DATA SHOWN »
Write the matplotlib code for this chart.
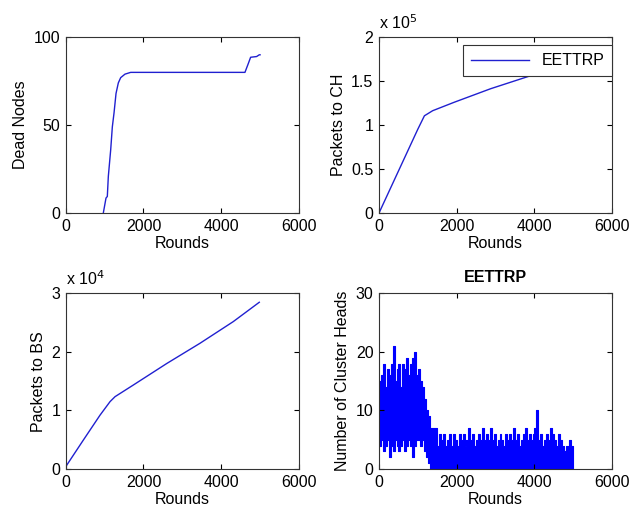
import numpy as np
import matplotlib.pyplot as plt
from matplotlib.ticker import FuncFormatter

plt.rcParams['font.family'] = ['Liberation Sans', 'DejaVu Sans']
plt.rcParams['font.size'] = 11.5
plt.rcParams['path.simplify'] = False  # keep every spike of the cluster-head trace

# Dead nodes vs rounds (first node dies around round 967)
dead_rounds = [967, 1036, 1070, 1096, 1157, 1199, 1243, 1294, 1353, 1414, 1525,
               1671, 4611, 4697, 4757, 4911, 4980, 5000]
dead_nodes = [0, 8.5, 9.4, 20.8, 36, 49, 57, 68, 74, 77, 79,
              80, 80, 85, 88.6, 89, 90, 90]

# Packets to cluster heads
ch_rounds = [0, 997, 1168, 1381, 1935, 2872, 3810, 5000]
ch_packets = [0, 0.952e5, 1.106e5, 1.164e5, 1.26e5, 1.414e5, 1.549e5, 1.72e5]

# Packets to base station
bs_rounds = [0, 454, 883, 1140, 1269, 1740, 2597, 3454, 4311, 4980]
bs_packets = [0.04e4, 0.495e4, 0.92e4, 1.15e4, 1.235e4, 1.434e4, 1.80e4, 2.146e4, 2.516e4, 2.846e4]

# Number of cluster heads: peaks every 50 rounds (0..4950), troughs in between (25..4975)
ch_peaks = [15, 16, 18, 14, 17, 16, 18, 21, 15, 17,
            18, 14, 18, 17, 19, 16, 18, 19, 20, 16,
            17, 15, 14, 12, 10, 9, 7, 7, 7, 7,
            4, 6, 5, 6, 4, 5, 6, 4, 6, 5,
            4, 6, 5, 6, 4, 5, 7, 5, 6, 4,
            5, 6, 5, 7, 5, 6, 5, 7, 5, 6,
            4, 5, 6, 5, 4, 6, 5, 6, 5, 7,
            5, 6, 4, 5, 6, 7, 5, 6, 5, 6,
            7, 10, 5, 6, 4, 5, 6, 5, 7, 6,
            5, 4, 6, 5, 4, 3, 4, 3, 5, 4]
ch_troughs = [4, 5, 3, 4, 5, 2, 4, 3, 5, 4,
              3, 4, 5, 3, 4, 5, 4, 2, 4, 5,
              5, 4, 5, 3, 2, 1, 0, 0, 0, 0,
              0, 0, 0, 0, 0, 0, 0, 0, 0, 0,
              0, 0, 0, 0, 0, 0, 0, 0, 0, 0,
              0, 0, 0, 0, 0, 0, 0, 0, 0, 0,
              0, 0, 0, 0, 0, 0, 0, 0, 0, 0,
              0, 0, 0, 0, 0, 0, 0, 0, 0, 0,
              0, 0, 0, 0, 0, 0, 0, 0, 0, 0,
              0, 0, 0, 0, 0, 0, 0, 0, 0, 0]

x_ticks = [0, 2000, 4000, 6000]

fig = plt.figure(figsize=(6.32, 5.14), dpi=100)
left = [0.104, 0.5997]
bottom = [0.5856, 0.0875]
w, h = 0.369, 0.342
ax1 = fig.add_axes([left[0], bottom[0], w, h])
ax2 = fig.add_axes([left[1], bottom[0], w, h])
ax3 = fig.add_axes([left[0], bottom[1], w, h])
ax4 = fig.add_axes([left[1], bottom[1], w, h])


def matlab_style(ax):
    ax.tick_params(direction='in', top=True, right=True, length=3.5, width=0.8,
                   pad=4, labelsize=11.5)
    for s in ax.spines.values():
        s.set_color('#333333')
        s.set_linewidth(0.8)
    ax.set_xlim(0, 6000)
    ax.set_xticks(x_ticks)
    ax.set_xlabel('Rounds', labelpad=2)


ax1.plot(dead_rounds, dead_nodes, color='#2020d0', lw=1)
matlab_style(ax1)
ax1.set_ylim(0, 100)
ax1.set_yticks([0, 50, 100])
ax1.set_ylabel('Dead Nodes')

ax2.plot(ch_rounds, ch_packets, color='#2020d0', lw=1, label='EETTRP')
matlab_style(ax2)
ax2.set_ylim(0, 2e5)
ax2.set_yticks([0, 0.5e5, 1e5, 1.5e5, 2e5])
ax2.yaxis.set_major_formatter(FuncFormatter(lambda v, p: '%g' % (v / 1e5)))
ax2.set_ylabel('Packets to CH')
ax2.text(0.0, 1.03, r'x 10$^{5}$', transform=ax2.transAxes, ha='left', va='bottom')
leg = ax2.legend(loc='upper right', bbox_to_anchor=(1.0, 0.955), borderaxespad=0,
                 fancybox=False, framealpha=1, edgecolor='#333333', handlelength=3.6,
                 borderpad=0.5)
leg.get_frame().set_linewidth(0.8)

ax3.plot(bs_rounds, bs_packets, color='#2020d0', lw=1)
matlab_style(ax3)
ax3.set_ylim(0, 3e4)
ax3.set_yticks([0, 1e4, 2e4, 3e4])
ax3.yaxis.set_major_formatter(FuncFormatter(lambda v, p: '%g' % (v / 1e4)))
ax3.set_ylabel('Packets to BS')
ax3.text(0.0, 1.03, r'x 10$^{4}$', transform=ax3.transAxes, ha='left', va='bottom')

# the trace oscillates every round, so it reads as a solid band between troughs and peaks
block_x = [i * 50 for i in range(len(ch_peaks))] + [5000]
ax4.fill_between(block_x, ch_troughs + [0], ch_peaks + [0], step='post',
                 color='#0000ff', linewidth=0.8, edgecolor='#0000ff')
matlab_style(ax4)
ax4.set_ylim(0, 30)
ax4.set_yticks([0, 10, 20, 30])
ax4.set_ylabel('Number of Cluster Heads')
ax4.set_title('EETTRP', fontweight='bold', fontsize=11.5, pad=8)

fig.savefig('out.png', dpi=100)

WHAT NEEDS TO BE DONE » Repeat the lines exactly as they stand, from the opening line of the data through the line with "from matplotlib.ticker import FuncFormatter". Pictures stay out of the copy.

FULL ANSWER »
Write the matplotlib code for this chart.
import numpy as np
import matplotlib.pyplot as plt
from matplotlib.ticker import FuncFormatter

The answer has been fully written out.